§ **Written instruction**
Nothing after the line with "const yTitle = ['駐', '車', '確', '率'];" belongs in the copy; extract the lines below from the top through that line, pictures left out.

§ **Data excerpt**

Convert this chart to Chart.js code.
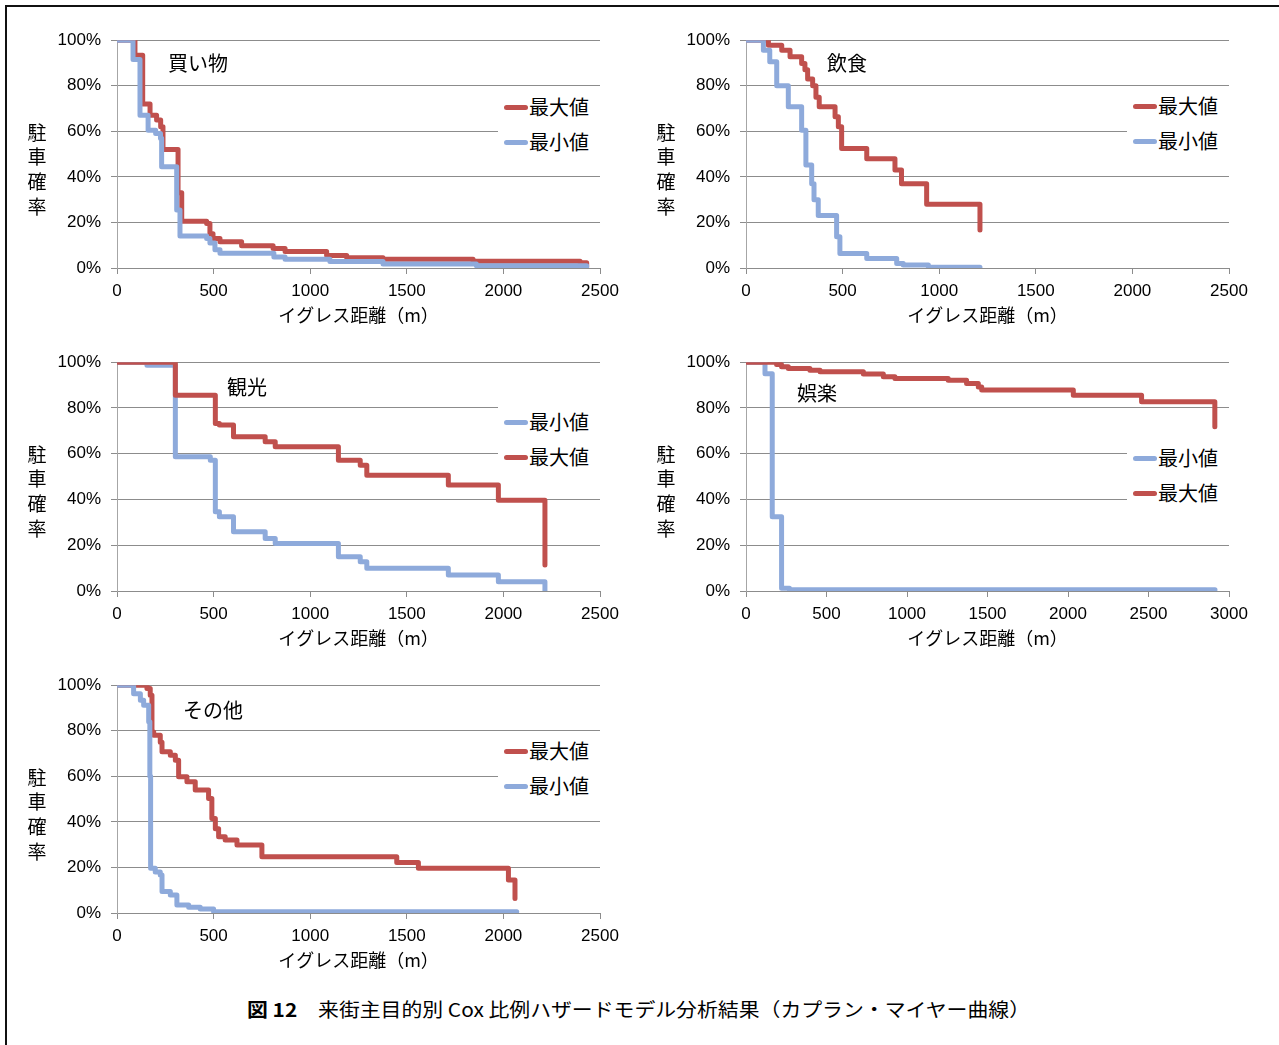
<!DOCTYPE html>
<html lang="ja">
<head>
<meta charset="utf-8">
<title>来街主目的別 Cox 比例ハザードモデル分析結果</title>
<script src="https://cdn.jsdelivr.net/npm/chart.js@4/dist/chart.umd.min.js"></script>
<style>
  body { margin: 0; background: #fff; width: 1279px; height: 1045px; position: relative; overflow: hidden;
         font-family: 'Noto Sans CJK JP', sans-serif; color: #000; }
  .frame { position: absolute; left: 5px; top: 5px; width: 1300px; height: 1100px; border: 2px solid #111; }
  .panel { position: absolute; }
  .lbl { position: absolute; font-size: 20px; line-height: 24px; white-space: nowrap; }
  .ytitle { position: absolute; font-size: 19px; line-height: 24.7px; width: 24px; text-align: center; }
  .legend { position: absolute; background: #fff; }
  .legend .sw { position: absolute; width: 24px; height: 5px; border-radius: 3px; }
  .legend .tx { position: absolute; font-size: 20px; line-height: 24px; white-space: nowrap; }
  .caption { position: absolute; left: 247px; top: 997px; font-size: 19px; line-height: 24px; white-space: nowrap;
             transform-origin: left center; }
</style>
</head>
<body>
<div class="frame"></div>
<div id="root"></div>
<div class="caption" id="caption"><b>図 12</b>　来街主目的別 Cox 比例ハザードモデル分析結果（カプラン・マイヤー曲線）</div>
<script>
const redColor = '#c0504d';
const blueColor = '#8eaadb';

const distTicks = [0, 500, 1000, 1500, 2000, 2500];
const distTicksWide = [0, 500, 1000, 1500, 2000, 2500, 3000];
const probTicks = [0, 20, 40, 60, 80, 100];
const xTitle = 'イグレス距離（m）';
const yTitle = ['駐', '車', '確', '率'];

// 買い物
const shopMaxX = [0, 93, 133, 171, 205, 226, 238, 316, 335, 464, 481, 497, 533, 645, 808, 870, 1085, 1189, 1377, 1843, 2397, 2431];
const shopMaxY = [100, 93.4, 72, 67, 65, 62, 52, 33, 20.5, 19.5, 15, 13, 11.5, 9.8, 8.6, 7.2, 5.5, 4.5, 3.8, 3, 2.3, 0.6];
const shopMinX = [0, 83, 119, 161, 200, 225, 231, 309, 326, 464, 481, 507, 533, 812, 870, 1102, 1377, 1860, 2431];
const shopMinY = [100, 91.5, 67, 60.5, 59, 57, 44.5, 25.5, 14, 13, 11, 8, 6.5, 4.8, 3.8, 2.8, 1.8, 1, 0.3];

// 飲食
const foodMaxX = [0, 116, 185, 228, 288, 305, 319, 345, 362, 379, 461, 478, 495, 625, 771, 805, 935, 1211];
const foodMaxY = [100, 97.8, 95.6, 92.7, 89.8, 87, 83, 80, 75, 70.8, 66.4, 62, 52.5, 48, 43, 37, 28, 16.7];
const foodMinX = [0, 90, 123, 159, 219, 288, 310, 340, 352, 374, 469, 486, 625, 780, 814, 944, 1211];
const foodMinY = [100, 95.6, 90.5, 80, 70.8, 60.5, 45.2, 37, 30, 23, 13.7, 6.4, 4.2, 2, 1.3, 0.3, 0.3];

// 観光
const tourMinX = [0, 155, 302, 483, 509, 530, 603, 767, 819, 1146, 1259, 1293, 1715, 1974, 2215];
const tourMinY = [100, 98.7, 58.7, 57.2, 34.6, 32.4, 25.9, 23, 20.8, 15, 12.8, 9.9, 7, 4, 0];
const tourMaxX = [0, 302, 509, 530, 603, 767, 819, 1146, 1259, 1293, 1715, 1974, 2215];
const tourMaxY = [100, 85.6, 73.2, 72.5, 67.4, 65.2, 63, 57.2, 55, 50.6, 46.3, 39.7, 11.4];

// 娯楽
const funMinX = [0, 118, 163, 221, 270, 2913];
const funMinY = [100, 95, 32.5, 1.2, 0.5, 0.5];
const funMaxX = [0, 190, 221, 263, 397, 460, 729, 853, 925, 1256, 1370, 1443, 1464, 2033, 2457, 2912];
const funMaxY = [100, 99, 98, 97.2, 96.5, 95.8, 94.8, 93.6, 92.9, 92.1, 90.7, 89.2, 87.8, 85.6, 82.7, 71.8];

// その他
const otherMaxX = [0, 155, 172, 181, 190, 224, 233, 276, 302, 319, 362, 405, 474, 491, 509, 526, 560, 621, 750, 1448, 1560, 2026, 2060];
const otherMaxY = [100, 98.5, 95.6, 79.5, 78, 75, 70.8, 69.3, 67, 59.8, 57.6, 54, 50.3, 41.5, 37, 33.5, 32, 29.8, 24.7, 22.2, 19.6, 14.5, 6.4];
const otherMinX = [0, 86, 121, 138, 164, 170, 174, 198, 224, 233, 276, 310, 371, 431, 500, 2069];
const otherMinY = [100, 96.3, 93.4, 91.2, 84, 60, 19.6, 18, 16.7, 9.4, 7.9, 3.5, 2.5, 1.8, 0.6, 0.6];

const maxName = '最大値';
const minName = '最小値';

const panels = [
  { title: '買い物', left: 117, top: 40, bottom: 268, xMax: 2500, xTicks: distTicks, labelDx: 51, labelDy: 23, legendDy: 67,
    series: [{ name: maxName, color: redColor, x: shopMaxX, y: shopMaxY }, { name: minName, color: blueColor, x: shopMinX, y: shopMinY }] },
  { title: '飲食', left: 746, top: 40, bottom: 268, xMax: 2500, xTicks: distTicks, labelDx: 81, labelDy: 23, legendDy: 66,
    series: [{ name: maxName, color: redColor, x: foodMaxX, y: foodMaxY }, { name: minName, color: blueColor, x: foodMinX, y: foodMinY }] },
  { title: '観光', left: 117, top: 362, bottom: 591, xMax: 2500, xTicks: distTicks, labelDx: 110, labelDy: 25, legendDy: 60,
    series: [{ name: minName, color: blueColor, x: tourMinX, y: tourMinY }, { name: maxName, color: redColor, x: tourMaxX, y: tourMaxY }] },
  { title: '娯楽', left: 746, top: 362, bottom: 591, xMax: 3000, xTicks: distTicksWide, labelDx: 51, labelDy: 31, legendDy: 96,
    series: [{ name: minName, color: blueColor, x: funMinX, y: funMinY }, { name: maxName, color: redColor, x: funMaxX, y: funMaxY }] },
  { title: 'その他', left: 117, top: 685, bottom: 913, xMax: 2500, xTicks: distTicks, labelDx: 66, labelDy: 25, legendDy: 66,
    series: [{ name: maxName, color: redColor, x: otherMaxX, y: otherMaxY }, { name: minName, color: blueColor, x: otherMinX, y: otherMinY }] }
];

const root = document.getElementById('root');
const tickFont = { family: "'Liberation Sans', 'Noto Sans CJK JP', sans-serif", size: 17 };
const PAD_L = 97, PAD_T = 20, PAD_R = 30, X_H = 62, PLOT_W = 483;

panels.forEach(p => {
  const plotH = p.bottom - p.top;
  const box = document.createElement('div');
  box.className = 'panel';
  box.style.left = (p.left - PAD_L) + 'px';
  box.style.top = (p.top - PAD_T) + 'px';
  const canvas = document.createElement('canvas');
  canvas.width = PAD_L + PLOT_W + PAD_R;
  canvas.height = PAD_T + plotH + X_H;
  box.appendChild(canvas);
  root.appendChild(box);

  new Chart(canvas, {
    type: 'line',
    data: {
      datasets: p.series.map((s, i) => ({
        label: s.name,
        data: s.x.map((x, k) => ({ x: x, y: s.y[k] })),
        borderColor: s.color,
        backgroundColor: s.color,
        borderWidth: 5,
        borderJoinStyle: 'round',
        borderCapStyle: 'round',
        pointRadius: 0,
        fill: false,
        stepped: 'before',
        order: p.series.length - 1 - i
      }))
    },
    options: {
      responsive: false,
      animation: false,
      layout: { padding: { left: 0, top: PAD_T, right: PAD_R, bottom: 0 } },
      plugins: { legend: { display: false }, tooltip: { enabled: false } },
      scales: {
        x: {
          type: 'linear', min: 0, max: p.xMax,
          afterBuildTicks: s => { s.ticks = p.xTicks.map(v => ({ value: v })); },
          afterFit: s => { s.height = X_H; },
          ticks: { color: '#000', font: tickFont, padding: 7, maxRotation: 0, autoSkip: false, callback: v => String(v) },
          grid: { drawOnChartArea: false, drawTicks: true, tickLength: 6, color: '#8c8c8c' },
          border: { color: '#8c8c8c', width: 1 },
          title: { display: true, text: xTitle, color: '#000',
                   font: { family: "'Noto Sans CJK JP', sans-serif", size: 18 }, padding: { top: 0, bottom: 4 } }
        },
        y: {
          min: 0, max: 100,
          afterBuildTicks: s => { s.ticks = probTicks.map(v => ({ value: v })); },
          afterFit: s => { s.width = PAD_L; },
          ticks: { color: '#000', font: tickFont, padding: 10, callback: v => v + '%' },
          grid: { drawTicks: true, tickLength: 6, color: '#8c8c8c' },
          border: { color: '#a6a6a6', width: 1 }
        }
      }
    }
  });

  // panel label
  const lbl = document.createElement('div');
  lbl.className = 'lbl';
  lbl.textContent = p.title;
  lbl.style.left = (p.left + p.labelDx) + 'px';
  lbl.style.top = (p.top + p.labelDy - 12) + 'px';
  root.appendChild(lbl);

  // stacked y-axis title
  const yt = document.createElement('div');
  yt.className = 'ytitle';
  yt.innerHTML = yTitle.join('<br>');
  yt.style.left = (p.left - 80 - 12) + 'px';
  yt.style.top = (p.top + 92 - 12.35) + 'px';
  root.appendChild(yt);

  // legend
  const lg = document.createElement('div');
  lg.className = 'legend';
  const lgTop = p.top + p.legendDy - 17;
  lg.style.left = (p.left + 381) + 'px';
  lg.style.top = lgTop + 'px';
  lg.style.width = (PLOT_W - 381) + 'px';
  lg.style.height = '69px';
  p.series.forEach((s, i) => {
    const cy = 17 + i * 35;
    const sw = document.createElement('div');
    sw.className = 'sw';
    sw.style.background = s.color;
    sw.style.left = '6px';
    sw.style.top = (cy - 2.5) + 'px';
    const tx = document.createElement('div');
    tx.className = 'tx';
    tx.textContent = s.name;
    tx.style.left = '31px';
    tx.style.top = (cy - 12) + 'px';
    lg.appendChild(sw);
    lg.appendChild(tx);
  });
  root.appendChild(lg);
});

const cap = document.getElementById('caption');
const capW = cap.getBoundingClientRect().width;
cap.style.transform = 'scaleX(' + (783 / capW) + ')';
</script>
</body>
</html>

§ **Task answer**
Convert this chart to Chart.js code.
<!DOCTYPE html>
<html lang="ja">
<head>
<meta charset="utf-8">
<title>来街主目的別 Cox 比例ハザードモデル分析結果</title>
<script src="https://cdn.jsdelivr.net/npm/chart.js@4/dist/chart.umd.min.js"></script>
<style>
  body { margin: 0; background: #fff; width: 1279px; height: 1045px; position: relative; overflow: hidden;
         font-family: 'Noto Sans CJK JP', sans-serif; color: #000; }
  .frame { position: absolute; left: 5px; top: 5px; width: 1300px; height: 1100px; border: 2px solid #111; }
  .panel { position: absolute; }
  .lbl { position: absolute; font-size: 20px; line-height: 24px; white-space: nowrap; }
  .ytitle { position: absolute; font-size: 19px; line-height: 24.7px; width: 24px; text-align: center; }
  .legend { position: absolute; background: #fff; }
  .legend .sw { position: absolute; width: 24px; height: 5px; border-radius: 3px; }
  .legend .tx { position: absolute; font-size: 20px; line-height: 24px; white-space: nowrap; }
  .caption { position: absolute; left: 247px; top: 997px; font-size: 19px; line-height: 24px; white-space: nowrap;
             transform-origin: left center; }
</style>
</head>
<body>
<div class="frame"></div>
<div id="root"></div>
<div class="caption" id="caption"><b>図 12</b>　来街主目的別 Cox 比例ハザードモデル分析結果（カプラン・マイヤー曲線）</div>
<script>
const redColor = '#c0504d';
const blueColor = '#8eaadb';

const distTicks = [0, 500, 1000, 1500, 2000, 2500];
const distTicksWide = [0, 500, 1000, 1500, 2000, 2500, 3000];
const probTicks = [0, 20, 40, 60, 80, 100];
const xTitle = 'イグレス距離（m）';
const yTitle = ['駐', '車', '確', '率'];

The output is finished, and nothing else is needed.